Saturday, 31 January 2026

Employability in the Age of AI: Why Fresh Entrants Must Build Portfolios, Not Wait for Jobs

 For generations, employability followed a predictable path: education led to entry-level jobs, jobs led to experience, and experience led to career progression. Industry growth reliably translated into more hiring, especially for young workers.

That model is breaking.

Today, industries can grow without creating proportional employment. Artificial intelligence, automation, and digital tools allow organisations to scale output while hiring fewer people—particularly at the junior level. Firms no longer need to groom large cohorts of young talent; instead, they select a small number who can contribute value quickly.

This shift creates a paradox for fresh entrants: jobs require experience, but experience is increasingly inaccessible without a job.

The issue is not a lack of ambition or ability among young people. It is a fundamental change in how work, value, and learning are structured.

The End of the Linear Career Path

Careers are no longer ladders. They are portfolios.

A portfolio career does not mean instability or unfocused job-hopping. It means deliberately assembling a set of complementary capabilities that travel across roles, industries, and economic cycles.

Employers no longer hire primarily on potential alone. They hire to reduce risk. In an AI-enabled workplace, the key question has shifted from “Can we train this person?” to “Can this person already do something useful?”

As a result, employability is no longer determined by credentials or tenure, but by demonstrated capability.

Experience Is No Longer Granted.  It Is Created

In the portfolio model, experience does not come only from formal employment. It is built through:

  • Applied projects

  • Case studies and simulations

  • Models and prototypes

  • Critical analysis and redesign of real systems

AI accelerates this shift. Used correctly, it allows young workers to simulate senior-level thinking, stress-test decisions, explore edge cases, and compress years of feedback into weeks of learning.

Those who use AI merely to generate answers will be replaced by it.

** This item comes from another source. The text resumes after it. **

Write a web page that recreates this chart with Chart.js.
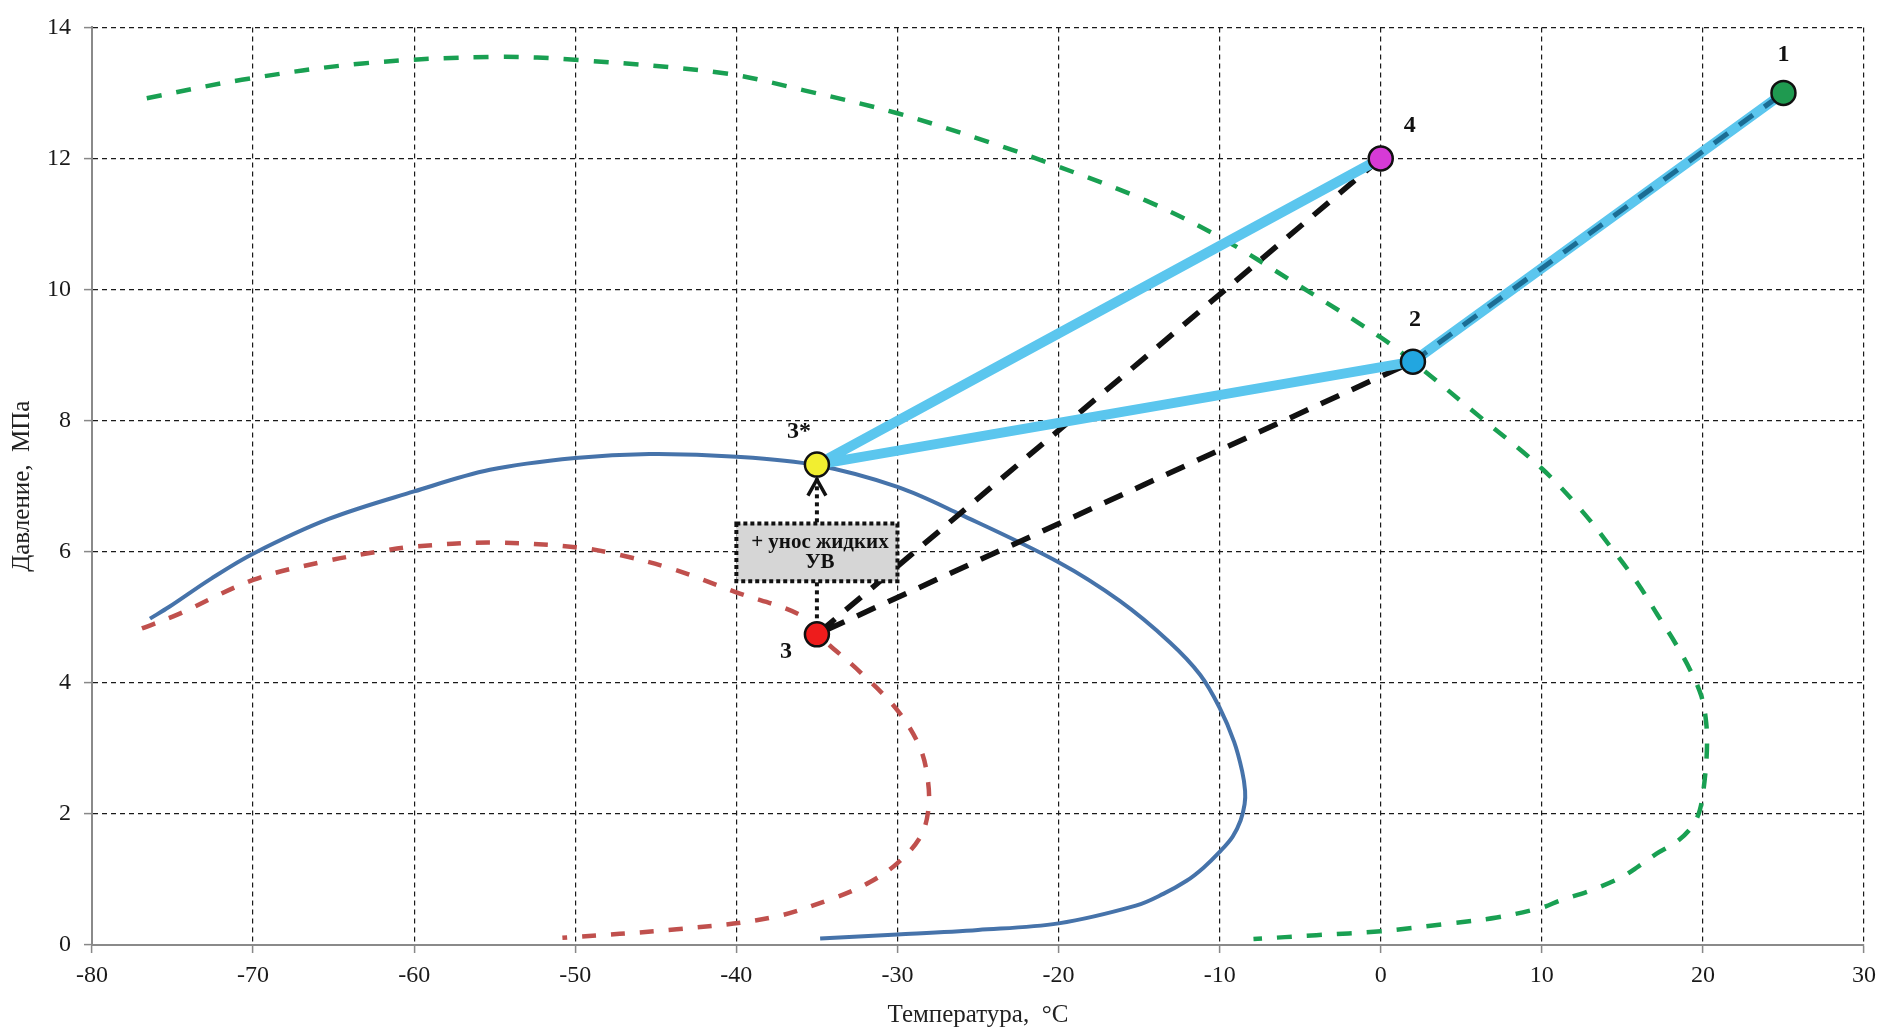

Those who use AI to sharpen judgment and accelerate learning will stand out.



What Employable Fresh Entrants Actively Do

Fresh entrants who succeed in this environment behave differently from the outset.

First, they build proof, not promises.
Instead of saying “I am interested in…”, they produce tangible artefacts: a case study, a model, a prototype, a critique, or a redesign. These show how they think, not just what they claim.

Second, they design their skill portfolio intentionally.
They can clearly articulate:

  • Their anchor capability

  • What multiplies its impact

  • What allows them to translate it across contexts

  • What gives them real-world judgment

Random accumulation of skills no longer compounds value. Coherence does.

Third, they treat AI as an accelerator of experience, not a shortcut.
They use it to challenge assumptions, simulate decision-making, and learn faster than formal pathways allow.

Finally, they expect zig-zags, not ladders.


Early careers now include side projects, short contracts, hybrid roles, and pivots. These are not weaknesses. They are signals of adaptability in a volatile economy.

A Concrete Example

Consider a fresh graduate with an engineering or sustainability background.

Instead of waiting for an entry-level role, they analyse a real office building using publicly available data. They reconstruct its energy profile, identify inefficiencies, propose improvement options, and compare cost, carbon, and operational trade-offs. They document this as a short deck and simple model.

They use AI to stress-test their assumptions, challenge their logic, and refine their explanations. They add basic data visualisation and write a clear executive summary explaining decision trade-offs.

When interviewed, they do not say, “I lack experience.”
They say, “Here is how I analysed a real system, what I got wrong initially, how I corrected it, and what I would improve with better data.”

At that point, hiring them becomes less risky than hiring someone with credentials alone.

Why Growth No Longer Guarantees Jobs

AI decouples output from headcount and revenue from junior hiring. Economic growth alone can no longer be relied upon to absorb new entrants into the workforce.

The risk facing young workers is not technological unemployment alone, but capability mismatch. The opportunity lies in learning how to demonstrate value earlier and more clearly than previous generations needed to.

Redefining Employability

In a non-linear world, employability is no longer about rank, title, or tenure. It is about:

  • Learning velocity

  • Judgment under uncertainty

  • Ability to integrate technology as leverage

  • Breadth of problem exposure

  • Career optionality

The future will belong to those who treat themselves not as job seekers, but as evolving systems of value.

One line every fresh entrant should remember:

In a non-linear world, resilience comes from range, not rank.